Indeed, flydubai is actively promoting its Bratislava route to Vienna travellers – and hopes to tempt them over the border.

Similarly Prague’s catchment area also extends to southern Poland and Germany while Sarajevo’s proximity to Serbia and Montenegro, Zagreb’s to Slovenia and Sofia’s to eastern Serbia and Macedonia, all offer through-traffic potential.

EU passport holders – who can already travel easily across borders – may now consider the routes as part of wider itineraries.

CEO Ghaith Al Ghaith said: “People can use any of these combinations, because this part of the world is well structured from a transport point of view, and the geographical location, it will give us good coverage immediately and integration with other cities in Europe.”

The airline understandably has high hopes for Prague, Europe’s fifth most visited city – which starts as four services a week – and Bratislava too (twice weekly), envisaging both services will be expanded next year.

“We believe that we can easily support a daily flight to Prague as we see this as a gateway, experiencing the culture and going on to other places in Europe,” added Ghaith.
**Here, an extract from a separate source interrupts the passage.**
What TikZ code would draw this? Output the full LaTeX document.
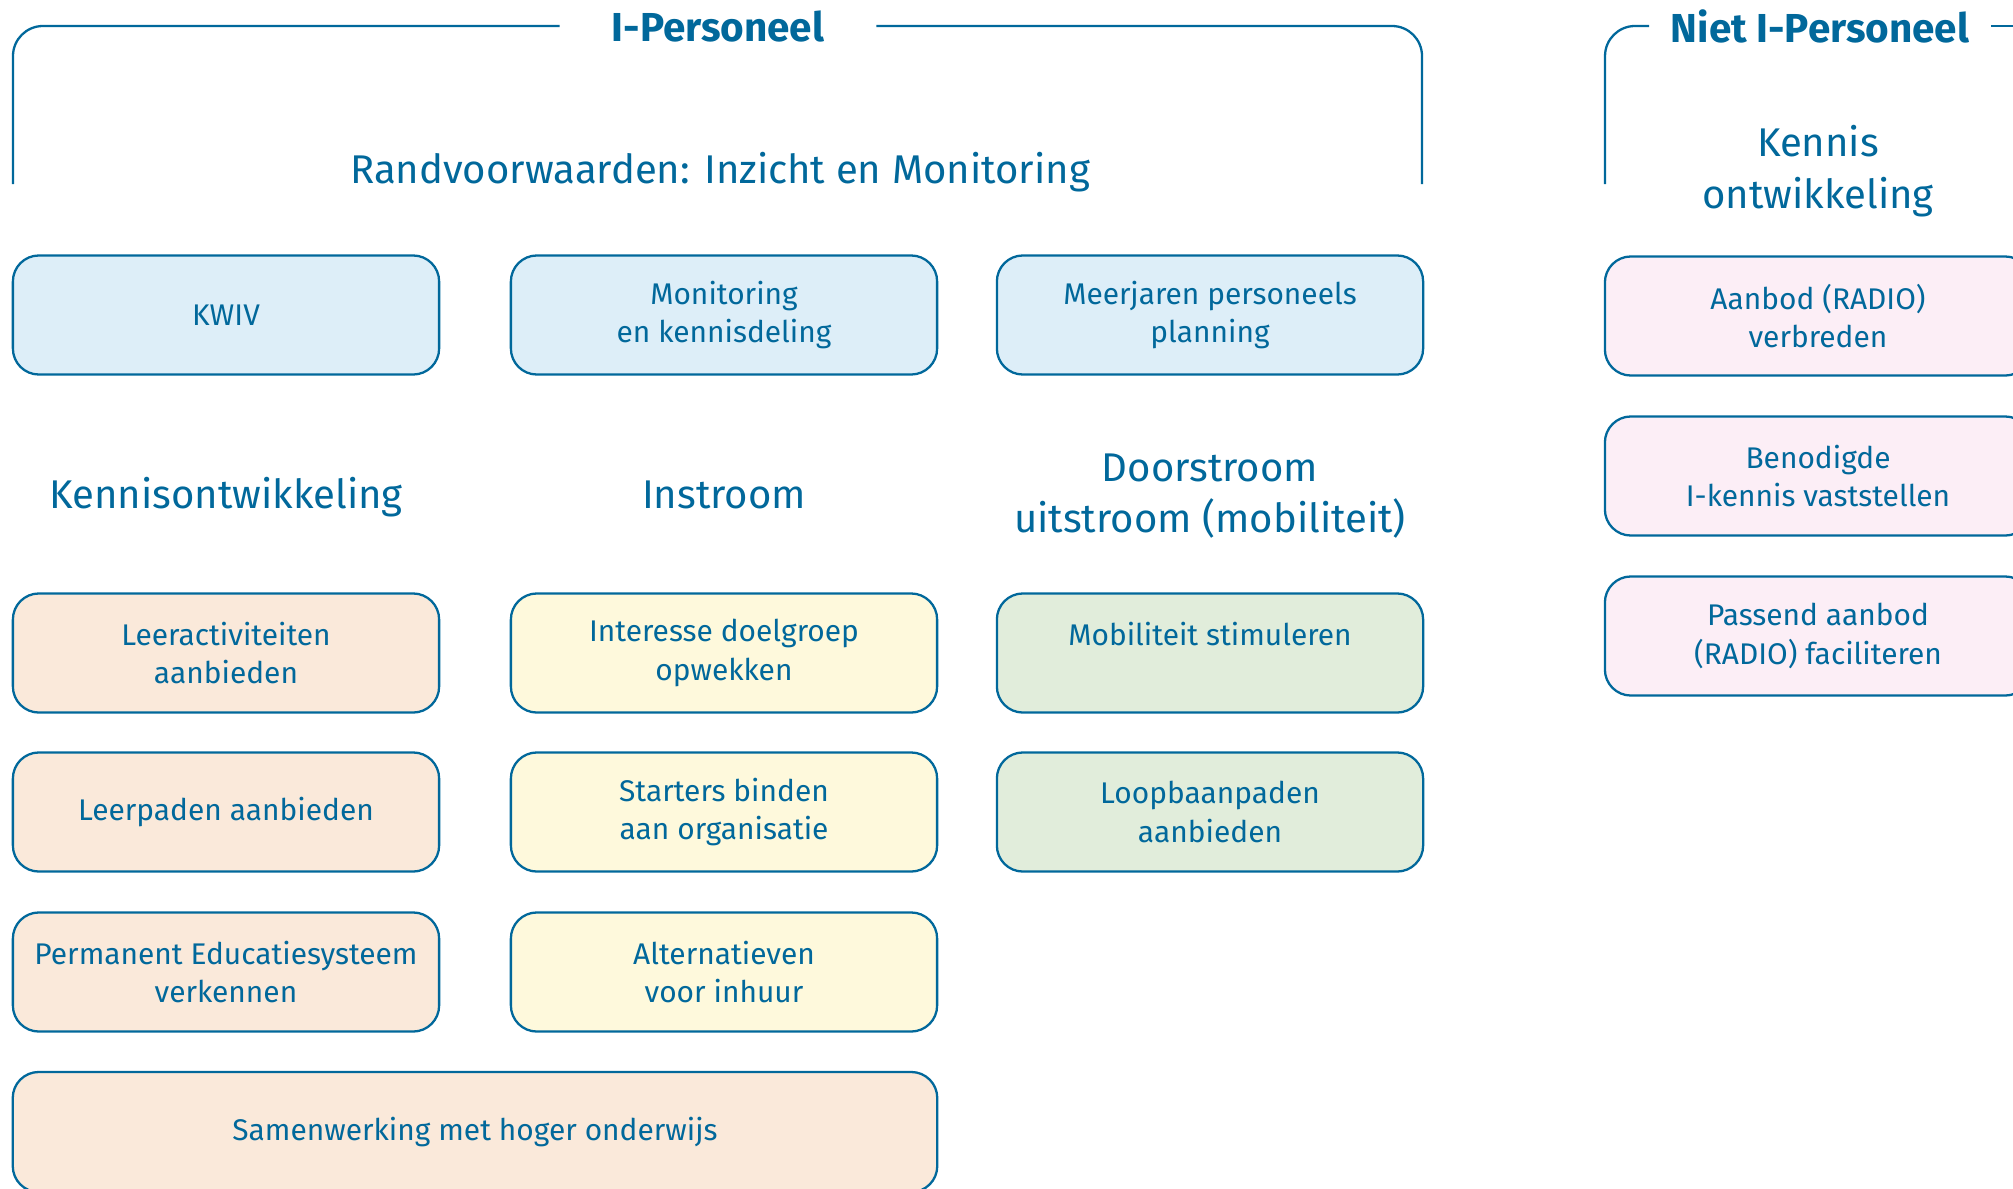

Bratislava could rise to four-a-week by next summer.

For all its current European focus however, flydubai has no plans to be the next Ryanair or easyJet on the continent.

“Routes like Prague will be the furthest points we can go to – or we want to go to. For the type of aircraft we have, and our strategy – we know we have to focus on central Europe, which is not properly served.”

Last week the airline announced it will start flights to Chennai, Hargeisa and Nejran in the first quarter of 2015 and it expects to close out this year handling seven million passengers.